With the poke of a broomstick, Menafee knocked down and shattered a racially-charged glass panel in the dining hall that depicted two slaves, a man and a woman, carrying bales of cotton on their heads. His reasoning was simple, saying, “It’s 2016, I shouldn’t have to come to work and see things like that.”
Menafee’s action, campus protests, and the racial reckoning taking place across many American college campuses and in communities that were fed up with wages of police brutality and the insults of judicial indifference, played a significant role in revisiting the controversy over Calhoun’s name.
Yale did the right thing, with the president noting in a statement to students, “The decision to change a college’s name is not one we take lightly, but John C. Calhoun’s legacy as a White supremacist and a national leader who passionately promoted slavery as a “positive good” fundamentally conflicts with Yale’s mission and values.”

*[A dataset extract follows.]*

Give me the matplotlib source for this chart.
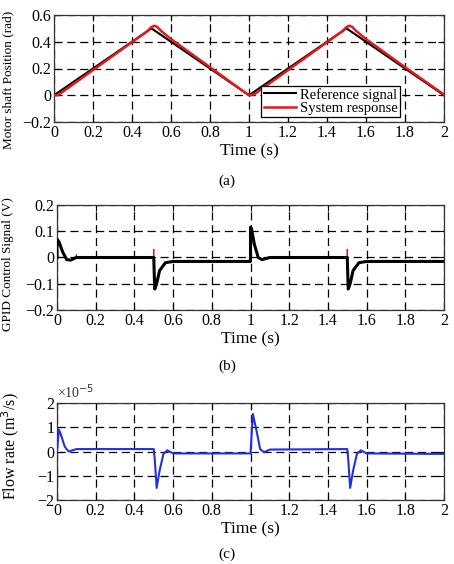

I applaud Yale’s change of heart. I also encourage the university to “confront one of the most disturbing aspects of Yale’s and our nation’s past,” not only by unshackling itself from its reprehensible symbols, but by addressing slavery’s legacy of racial inequality and committing to increasing the diversity of its student body and faculty.
According to the New York Times, the university has promised to invest $50 million in a faculty-diversity initiative to address the fact that less than three percent of Yale’s arts and sciences faculty is Black. And of Yale’s close to 5,400 undergraduate students, only 11 percent identify themselves as African-American.
While a battle has been scored, the war to commit to inclusion remains to be won.
Marc Morial is president and CEO of the National Urban League.